KCK sözleşmesi, PKK’nın kurmayı amaçladığı Birleşik Büyük Kürdistan Devleti’nin anayasasıdır.
Bu sözleşmede; Öcalan’ın bu devletin başkanı olacağı, devletin hangi kurumlardan oluşacağı, toplumun nasıl yönetileceği, kırsal komünal konfederasyonun nasıl kurulacağı bütün detaylarıyla yazılıdır.
Konfederasyon oluşturacak devletleri Türkiye’de KCK-PKK, İran’da PJAK, Suriye’de YPG, Irak’ta PÇDK kuracaktır.

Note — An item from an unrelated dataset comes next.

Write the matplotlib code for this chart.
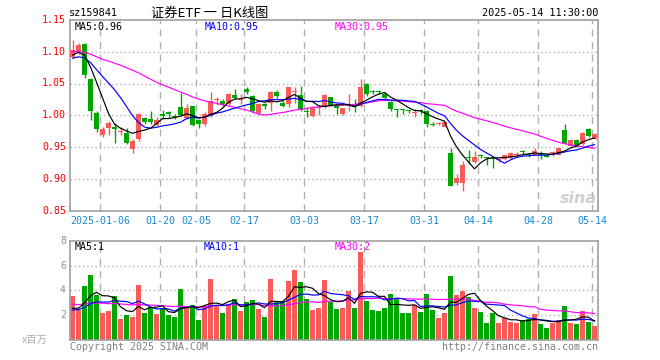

Türkiye’de mahkeme kayıtlarına da geçen PKK belgelerinde, dört parçada örgütlenmenin, “yasama organı” olarak kurulan ve üst meclis niteliğinde olan KONGRE-GEL’e ve onun üstünde bulunan KCK ve en üstte de Abdullah Öcalan’a bağlı olduğu görülmektedir.
Aynı belgelerde, “Her dört parça ve Kürtlerin yaşadığı diğer yerlerde KCK istemi kendisini örgütler. Parça örgütlenmesi de yasama, yürütme, yargı üçlüsüne dayanır. En yüksek karar organı Halk Meclisi’dir. Kararları KONGRE-GEL kararlarıyla çelişmez” ifadesi de yer alır.
Sözleşmede KCK’nın Öcalan tarafından bir çatı devlet olarak düşünüldüğü de yer alır.
Bugün ABD ve İsrail’in himayesinde YPG’nin kurduğu yapı KCK Sözleşmesi’nin öngördüğü dörtlü yapının Suriye ayağıdır.
KCK ve KCK sözleşmesi feshedilmediğine göre PKK’nın kendini feshettiğini açıklaması ve sembolik silah bırakma töreni örgütün dört parçadaki amacının ortadan kalktığı anlamına gelmez.
Türkiye bu gerçeği unutmamalı, göz ardı etmemelidir.